(Rows from a dataset of charts and code)
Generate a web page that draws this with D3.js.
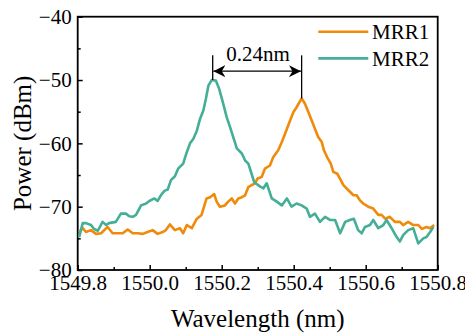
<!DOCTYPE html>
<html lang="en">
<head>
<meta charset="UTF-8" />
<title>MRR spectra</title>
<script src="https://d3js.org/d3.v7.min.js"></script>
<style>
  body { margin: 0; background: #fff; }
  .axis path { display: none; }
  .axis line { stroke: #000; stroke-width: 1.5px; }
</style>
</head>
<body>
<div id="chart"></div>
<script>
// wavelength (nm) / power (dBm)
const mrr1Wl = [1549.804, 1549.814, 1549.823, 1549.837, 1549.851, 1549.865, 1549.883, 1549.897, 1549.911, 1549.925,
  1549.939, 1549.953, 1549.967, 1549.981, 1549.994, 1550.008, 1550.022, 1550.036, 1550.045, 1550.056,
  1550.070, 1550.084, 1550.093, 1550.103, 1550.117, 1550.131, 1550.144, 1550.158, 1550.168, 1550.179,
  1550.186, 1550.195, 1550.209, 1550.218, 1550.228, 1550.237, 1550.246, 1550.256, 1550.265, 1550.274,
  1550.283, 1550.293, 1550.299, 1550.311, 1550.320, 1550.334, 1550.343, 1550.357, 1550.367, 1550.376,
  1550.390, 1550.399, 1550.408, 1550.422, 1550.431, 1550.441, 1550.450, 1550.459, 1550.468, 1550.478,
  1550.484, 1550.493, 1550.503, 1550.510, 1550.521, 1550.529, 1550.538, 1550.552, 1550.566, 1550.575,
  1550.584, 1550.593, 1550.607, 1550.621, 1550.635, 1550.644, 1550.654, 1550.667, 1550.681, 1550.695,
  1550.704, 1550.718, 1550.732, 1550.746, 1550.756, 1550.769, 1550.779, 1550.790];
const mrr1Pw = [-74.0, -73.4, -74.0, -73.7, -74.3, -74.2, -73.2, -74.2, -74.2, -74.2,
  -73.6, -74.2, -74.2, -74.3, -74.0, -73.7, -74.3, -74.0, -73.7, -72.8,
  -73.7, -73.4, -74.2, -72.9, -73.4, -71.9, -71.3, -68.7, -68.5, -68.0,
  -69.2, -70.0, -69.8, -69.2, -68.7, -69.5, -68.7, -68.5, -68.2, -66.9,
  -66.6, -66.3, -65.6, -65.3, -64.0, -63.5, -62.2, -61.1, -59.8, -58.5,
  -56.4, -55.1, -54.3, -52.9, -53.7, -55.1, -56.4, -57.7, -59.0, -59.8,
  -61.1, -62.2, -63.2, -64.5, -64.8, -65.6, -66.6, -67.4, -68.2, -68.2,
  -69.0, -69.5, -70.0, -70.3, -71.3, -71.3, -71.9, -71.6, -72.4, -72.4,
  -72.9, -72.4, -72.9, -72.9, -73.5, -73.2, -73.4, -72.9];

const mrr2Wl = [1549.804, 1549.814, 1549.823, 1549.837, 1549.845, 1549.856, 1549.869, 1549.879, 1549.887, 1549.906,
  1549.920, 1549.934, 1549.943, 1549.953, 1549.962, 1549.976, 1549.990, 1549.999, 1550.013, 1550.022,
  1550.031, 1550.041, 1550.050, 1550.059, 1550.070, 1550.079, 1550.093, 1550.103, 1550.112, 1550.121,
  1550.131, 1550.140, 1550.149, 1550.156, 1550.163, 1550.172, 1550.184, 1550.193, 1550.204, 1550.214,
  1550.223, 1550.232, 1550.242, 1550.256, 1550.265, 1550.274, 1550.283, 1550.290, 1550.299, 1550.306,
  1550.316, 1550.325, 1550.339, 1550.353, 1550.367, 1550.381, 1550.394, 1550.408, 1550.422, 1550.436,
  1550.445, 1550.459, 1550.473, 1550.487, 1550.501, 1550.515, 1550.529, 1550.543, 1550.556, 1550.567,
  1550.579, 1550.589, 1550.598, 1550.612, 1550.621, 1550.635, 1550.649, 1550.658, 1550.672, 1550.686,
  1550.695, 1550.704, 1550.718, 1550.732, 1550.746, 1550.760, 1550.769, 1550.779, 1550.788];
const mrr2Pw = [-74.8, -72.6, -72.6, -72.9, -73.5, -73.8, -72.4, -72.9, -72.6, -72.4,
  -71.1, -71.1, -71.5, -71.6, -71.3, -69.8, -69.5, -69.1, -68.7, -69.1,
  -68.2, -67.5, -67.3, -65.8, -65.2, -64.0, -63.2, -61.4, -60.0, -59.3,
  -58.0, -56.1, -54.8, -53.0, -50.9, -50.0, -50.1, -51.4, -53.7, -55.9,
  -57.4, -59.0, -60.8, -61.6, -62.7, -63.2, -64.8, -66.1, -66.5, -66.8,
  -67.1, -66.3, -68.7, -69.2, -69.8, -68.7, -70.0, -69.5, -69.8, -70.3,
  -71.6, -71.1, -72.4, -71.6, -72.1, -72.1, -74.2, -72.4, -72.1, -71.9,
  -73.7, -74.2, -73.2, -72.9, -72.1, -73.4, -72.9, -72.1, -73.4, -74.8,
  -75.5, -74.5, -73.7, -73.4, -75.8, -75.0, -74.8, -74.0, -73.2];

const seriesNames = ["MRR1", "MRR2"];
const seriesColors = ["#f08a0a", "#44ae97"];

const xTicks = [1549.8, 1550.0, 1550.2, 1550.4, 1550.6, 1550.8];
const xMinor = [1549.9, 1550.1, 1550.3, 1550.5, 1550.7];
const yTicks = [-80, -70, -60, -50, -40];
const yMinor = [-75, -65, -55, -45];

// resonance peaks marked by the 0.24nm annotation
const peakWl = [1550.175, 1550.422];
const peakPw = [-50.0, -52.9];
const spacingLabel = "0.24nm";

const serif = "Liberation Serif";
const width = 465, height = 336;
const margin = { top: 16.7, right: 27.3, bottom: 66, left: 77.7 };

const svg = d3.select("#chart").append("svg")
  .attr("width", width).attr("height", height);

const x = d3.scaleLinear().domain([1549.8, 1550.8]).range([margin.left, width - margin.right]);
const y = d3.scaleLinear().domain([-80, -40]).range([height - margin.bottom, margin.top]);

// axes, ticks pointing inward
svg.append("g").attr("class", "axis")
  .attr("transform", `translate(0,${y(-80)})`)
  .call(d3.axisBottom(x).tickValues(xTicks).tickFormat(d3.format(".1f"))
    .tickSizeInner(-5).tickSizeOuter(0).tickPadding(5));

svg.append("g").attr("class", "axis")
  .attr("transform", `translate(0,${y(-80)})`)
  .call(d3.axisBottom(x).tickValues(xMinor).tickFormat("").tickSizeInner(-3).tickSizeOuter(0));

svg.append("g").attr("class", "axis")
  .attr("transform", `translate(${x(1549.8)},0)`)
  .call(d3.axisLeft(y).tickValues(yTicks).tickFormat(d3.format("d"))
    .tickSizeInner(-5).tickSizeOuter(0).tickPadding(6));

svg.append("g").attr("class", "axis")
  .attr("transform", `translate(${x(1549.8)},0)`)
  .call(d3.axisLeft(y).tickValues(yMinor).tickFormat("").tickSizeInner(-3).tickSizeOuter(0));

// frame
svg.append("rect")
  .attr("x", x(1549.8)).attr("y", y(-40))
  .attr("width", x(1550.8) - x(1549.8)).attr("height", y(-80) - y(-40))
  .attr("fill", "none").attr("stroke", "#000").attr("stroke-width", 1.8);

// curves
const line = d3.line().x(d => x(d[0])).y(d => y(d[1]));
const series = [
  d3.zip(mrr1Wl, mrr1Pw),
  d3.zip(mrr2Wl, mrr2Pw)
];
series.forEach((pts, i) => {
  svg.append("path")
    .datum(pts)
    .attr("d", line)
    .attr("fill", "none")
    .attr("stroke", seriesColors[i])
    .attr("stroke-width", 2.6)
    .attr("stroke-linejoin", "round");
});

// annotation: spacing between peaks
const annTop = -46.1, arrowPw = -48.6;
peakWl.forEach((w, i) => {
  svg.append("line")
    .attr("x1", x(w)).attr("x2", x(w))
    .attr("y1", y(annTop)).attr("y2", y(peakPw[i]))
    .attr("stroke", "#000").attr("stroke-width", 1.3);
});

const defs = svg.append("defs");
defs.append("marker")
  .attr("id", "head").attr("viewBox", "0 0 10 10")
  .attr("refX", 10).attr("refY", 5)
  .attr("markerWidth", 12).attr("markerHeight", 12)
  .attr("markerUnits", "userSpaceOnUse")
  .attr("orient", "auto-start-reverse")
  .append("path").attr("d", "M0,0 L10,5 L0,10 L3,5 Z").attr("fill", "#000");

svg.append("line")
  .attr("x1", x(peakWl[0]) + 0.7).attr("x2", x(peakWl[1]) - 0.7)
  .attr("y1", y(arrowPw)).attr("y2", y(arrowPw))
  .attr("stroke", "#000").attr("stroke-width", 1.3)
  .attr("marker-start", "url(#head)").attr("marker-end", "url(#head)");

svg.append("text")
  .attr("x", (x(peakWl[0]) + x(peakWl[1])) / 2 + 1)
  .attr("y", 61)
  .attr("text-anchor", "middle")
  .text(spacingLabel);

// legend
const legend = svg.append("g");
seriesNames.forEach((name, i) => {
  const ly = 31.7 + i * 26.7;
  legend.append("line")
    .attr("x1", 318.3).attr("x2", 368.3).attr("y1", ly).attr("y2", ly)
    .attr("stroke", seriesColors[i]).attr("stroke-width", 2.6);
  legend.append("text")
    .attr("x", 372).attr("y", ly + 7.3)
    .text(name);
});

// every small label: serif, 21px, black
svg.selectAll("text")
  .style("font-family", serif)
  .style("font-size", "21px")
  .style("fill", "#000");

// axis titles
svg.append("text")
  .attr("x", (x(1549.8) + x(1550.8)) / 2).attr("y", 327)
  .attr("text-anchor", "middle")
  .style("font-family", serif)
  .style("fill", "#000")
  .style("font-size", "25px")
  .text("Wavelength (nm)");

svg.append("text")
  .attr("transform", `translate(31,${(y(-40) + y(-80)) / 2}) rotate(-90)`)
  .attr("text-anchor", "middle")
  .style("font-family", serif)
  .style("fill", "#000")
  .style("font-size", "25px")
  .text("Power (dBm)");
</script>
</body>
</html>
...
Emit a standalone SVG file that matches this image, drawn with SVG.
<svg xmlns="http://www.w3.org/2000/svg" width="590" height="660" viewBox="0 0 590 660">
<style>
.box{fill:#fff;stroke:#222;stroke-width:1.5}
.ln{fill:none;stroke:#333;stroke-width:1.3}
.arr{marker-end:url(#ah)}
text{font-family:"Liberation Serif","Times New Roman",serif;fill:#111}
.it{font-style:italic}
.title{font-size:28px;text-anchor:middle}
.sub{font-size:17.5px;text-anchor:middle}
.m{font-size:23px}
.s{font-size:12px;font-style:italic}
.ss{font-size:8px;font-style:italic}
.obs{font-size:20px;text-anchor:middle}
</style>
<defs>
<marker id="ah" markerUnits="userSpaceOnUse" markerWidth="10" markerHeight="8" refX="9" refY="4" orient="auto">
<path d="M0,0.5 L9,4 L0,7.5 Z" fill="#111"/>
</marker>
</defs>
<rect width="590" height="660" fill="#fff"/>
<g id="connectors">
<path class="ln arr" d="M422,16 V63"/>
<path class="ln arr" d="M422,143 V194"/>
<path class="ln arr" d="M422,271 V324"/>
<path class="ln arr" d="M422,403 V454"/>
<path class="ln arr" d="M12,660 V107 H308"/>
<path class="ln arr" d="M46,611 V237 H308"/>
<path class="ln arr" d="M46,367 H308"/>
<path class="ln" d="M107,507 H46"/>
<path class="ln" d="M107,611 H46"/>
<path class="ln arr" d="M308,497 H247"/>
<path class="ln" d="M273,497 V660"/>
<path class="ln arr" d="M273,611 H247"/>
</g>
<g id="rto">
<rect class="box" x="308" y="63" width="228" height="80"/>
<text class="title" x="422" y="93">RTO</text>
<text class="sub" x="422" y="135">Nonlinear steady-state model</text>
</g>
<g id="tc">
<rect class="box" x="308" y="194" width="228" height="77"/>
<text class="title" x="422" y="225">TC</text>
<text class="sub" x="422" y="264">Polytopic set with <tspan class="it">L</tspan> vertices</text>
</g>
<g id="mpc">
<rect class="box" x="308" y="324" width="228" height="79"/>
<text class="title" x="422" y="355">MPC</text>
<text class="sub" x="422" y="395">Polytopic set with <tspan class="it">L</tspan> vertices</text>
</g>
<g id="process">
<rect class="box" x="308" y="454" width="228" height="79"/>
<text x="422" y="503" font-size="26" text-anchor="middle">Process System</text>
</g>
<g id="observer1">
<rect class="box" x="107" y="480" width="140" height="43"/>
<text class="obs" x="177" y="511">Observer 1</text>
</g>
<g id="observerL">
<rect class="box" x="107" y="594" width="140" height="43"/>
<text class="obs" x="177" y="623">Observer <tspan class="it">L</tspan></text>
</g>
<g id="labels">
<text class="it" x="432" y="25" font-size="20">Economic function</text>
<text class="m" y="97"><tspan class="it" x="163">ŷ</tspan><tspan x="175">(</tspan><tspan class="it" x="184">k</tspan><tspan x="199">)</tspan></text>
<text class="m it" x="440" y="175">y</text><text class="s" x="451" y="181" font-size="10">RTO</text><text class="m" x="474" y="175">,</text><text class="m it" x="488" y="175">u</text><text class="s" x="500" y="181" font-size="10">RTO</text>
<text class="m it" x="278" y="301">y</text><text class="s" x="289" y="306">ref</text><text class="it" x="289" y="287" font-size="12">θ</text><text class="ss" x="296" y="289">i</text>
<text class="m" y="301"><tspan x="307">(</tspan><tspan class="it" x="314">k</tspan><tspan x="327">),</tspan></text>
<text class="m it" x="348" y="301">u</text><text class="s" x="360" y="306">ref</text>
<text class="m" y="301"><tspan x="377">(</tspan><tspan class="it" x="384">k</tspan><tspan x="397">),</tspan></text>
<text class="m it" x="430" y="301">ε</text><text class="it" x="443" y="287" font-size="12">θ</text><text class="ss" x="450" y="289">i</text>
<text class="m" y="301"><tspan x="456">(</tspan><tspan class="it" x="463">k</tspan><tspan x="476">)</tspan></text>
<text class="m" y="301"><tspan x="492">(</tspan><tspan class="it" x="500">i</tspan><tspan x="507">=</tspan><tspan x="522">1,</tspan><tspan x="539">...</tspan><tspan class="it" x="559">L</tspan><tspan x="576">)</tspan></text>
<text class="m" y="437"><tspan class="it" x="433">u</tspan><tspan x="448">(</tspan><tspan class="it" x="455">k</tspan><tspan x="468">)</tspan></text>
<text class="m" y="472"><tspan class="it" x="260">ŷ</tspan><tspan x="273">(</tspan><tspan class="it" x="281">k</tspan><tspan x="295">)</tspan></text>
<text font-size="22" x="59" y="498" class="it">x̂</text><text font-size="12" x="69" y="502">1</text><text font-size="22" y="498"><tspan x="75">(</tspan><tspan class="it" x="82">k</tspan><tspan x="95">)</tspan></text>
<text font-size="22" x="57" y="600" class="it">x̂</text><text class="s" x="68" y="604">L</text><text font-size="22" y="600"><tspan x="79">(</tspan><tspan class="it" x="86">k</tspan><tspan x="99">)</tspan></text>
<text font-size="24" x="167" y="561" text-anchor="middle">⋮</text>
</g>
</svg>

Exercise goal →
In the records shown above, how many lines include the word "that"? Answer with the number only.

Exercise response →
2